Il est des soupirs qui en disent long. Un long, très long soupir: c’est l’attitude que choisissent invariablement les représentants de l’administration de l’Education nationale lorque je les interroge sur leur nouvelle ministre, Najat Vallaud-Belkacem.
Certes l’administration de cette vieille maison n’aime rien tant que se gausser gentiment des politiques. Mais il me semble que nous atteignons ces derniers mois une sorte d’acmé dans la désillusion. Voici un florilège de ces soupirs désabusés.
Elle ne travaille pas
Cette observation, distillée par certains membres du cabinet de la ministre, semble assez partagée. Mais alors que fait une ministre qui ne « travaille pas? », dans le jargon de la haute administration?. Au lieu de se plonger dans des notes techiques que lui aura soumise ladite haute administration, le ou la ministre qui ne travaille pas préfèrera se concentrer sur des enjeux politiques ou de pure communication. Un ministre qui ne travaille pas honore tout de même un agenda plein comme un oeuf où se succèdent audiences syndicales, entretiens avec des personnalités du secteur, commissions au Parlement, conseil des ministres, séances de questions à l’Assemblée… Ce qui est certain, selon nos confrères de « L’Obs » c’est que la ministre emploie une partie de son temps à relire les Mémoires de Jean Zay. Nous voilà rassurés quant à la capacité de la jeune femme à assurer son propre « story telling ».
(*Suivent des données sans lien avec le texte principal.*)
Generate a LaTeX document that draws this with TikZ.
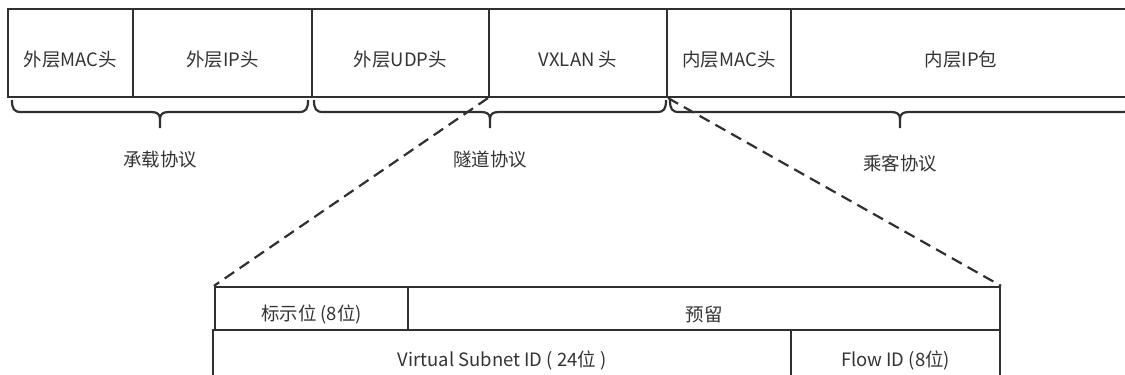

Elle ne fait que de la comm
La critique est récurrente, et d’un certain côté facile pour celle qui fut une excellente porte-parole. « Najat est une éponge, elle a une fantastique capacité à absorber les idées qu’on lui soumet », observe l’un de ses proches. Un conseiller lui fait part d’un sujet? La ministre pensera immédiatement à la manière dont elle peut « scénariser » la question, et y travaillera avec son pôle « communication » avec qui elle passerait plus de temps qu’avec les « technos » du cabinet.Scénariser, story-teller, mettre en scène: voici la feuille de route d’une ministre qui sait mieux que personne s’emparer d’une matière première -l’école, les politiques éducatives- pour en faire son miel. « Elle pourrait faire exactement la même chose au Quai d’Orsay, à l’Intérieur, à l’Economie… », s’amuse un haut fonctionnaire.
En matière de scénarisation, cette anecdote est assez révélatrice de ce travers. Lors d’un déplacement dans une académie francilienne, la ministre sort de sa voiture. Parents, directeurs d’école et cadres de l’Education nationale, l’attendent, comme il est de coutume dans ce genre d’exercice. La ministre les salue de loin mais ne sarrête pas. Souhaite-t-elle dire un mot ou s’entretenir avec un cadre présent pour l’occasion? Ce ne sera pas nécessaire, répond-elle. Et puis les journalistes arrivent. Les journalistes…et surtout les caméras. La ministre change d’attitude, salue chaleureusement les personnels présents, a un petit mot pour chacun. Ce goût pour l’image et cette aptitude à se mettre en scène est loin d’être une rareté dans le monde politique, ne jouons pas les naïfs: personne, ni Lang, ni Darcos, ni Peillon, n’y a fait exception. Ce qui frappe, c’est la radicalisation de cette attitude. Comme si un verrou avait sauté, comme si plus personne n’essayait de faire semblant de s’intéresser au fond du sujet, aux personnels et à leur quotidiens, aux élèves et à leur devenir. Comme s’il ne restait que l’écume.